Faulkner outlined a $137 million capital budget that included:

  • $23 million to address fire and life safety issues in the Frank C. Erwin Center, Austin’s largest indoor public venue, and other campus buildings;
  • $21 million to complete a wet laboratory science building already under construction;
  • $35 million to renovate a wing of the Experimental Science Building to provide space for research in nanoscience and repair serious water control problems;
  • $28 million for construction of the Jack S. Blanton Museum of Art which was displaced by the Harry Ransom Humanities Research Center collections; and
  • $30 million for the first-phase renovation of the Benedict, Mezes and Batts buildings, some of the university’s oldest in the center of campus.
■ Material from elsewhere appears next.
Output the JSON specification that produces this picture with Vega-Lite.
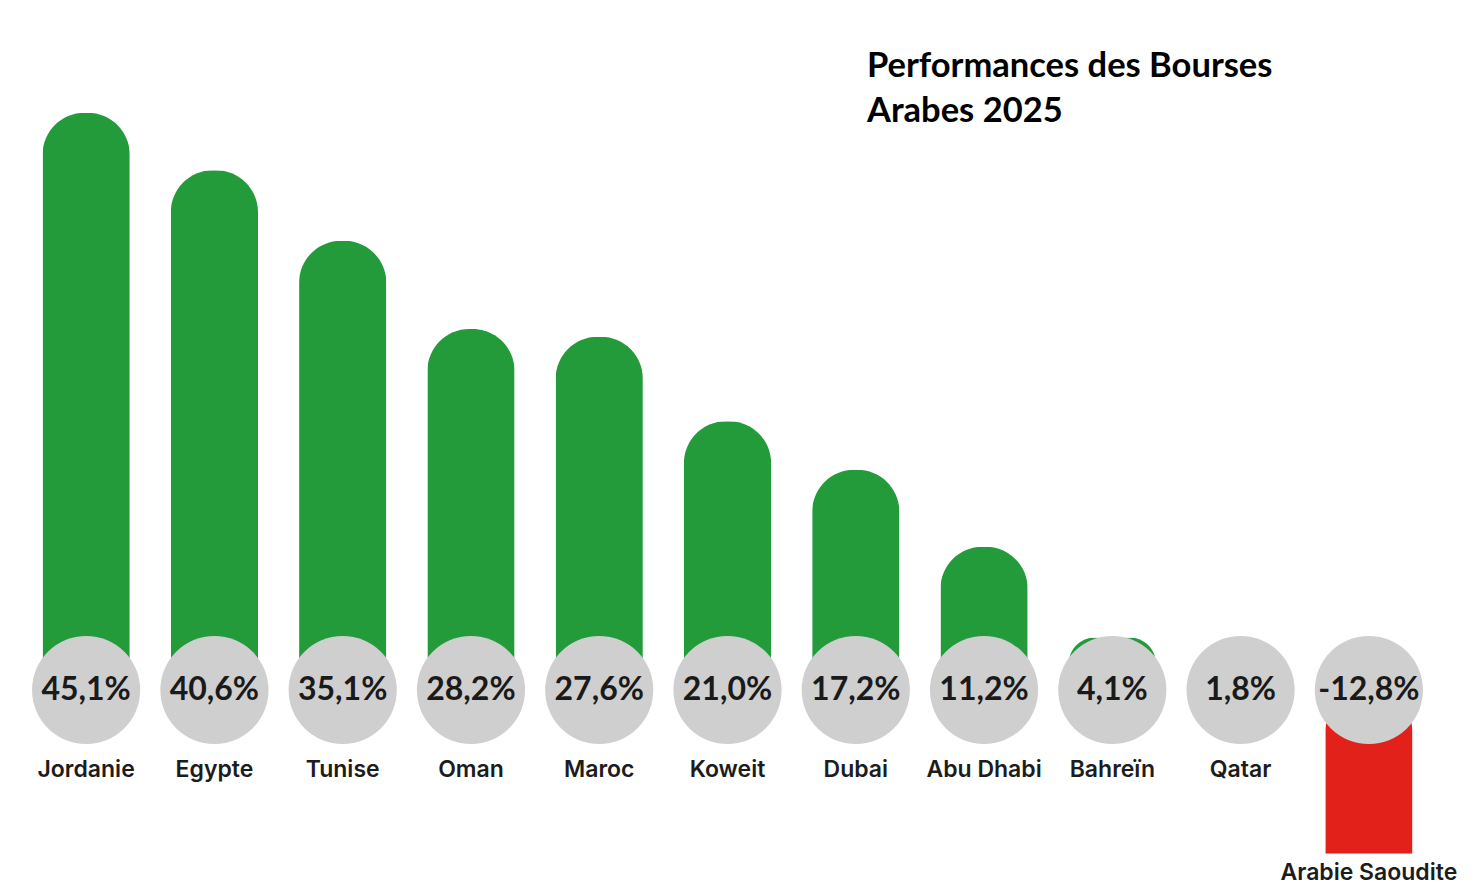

The capital and repair and renovation projects will be funded principally from bonding designated tuition, which is expected to generate about $92 million of the total need. The university will also commit about $28 million of business contingency funds to these projects over the next three years. In addition, the annual repair and renovations budget of about $13 million per year will include $4 million per year from contingency funds. The total impact on contingency funds over the next three years is more than $40 million.

“Committing university contingency funds and bonding designated tuition more so than we have historically been comfortable with will severely limit the university’s future financial flexibility,” Faulkner said, “because bonding ties up these funds for 20 years and our contingency funds have been our safety net for use in case of a catastrophic event on campus, such as fire or flooding.”

Texas Attorney General John Cornyn ruled on July 9 the university’s proposed student infrastructure charge could not be levied to the extent that it duplicated a building use fee first introduced in 1969. The university, noting it would be difficult to clearly define the differences between repair and renovation projects and capital projects, said on July 16 it would not seek to redefine the charge.